Aspen sent me a pie, a pie! From Pie in the Sky! From WOODS HOLE. Aspen sent me a PIE. from PIE IN THE SKY. 

When I opened the air mail box from Woods Hole, Massachusetts, I immediately then ran back to lab to grab my phone to inform Aspen that she had in fact, sent me a PIE, and throughout the lab I sang/squealed, PIE. ASPEN SENT ME A PIE. 

And Firas. Firas got me DIPPIN DOTS, because you know they are the MICROFLUIDICS OF ICE CREAM. And samosas. Because 90% of the time I talk about indian food. 

Pie. From PIE IN THE SKY. Dippin Dots. And samosas. 

Oh yeah, and friends. Those too. 

Sunday, July 19, 2015

i hope you remember this

In the hot tub, Mikey asks Lena, What do you think you will remember about this time in twenty years.

I hope it is this. The endless joke telling. The laughter. Late summer nights.

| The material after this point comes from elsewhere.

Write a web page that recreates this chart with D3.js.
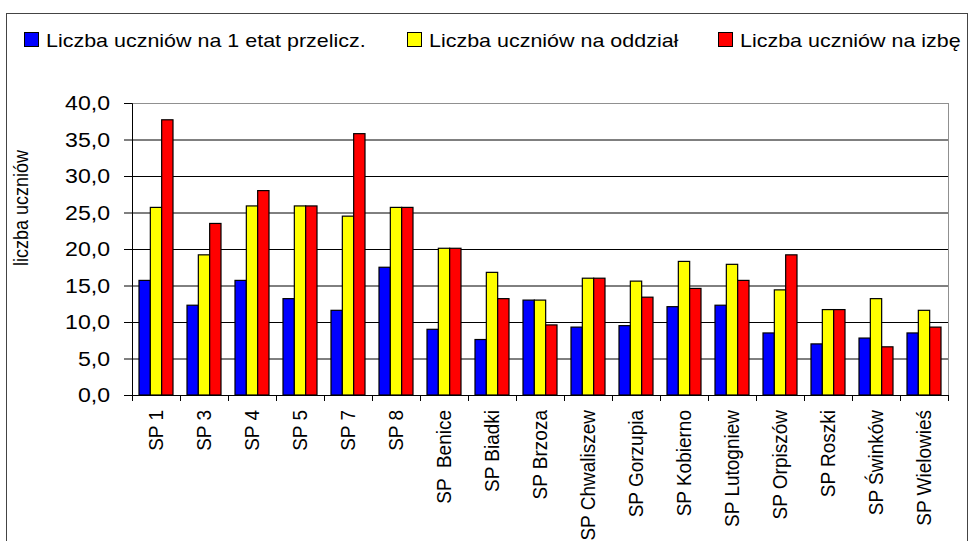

The five people on a three-person couch and the singing and the dancing and Lena, this is what it is liked to be loved unconditionally. To be accepted unconditionally. Lena this is true friendship and I wonder if you will remember this.

And for me, on the way home, after Lena has fallen asleep and the windows are down and I slowly turn the music up, up, up and it's Kendrick Lamar singing I love myself and I hope that I remember this. This unconditional self love. This acceptance. And this is the way home. However hard it gets however angry or sad or frustrated or scared, this is the way home, and even though it's been a long time, even if I've been away for a while, I have never forgotten the way home.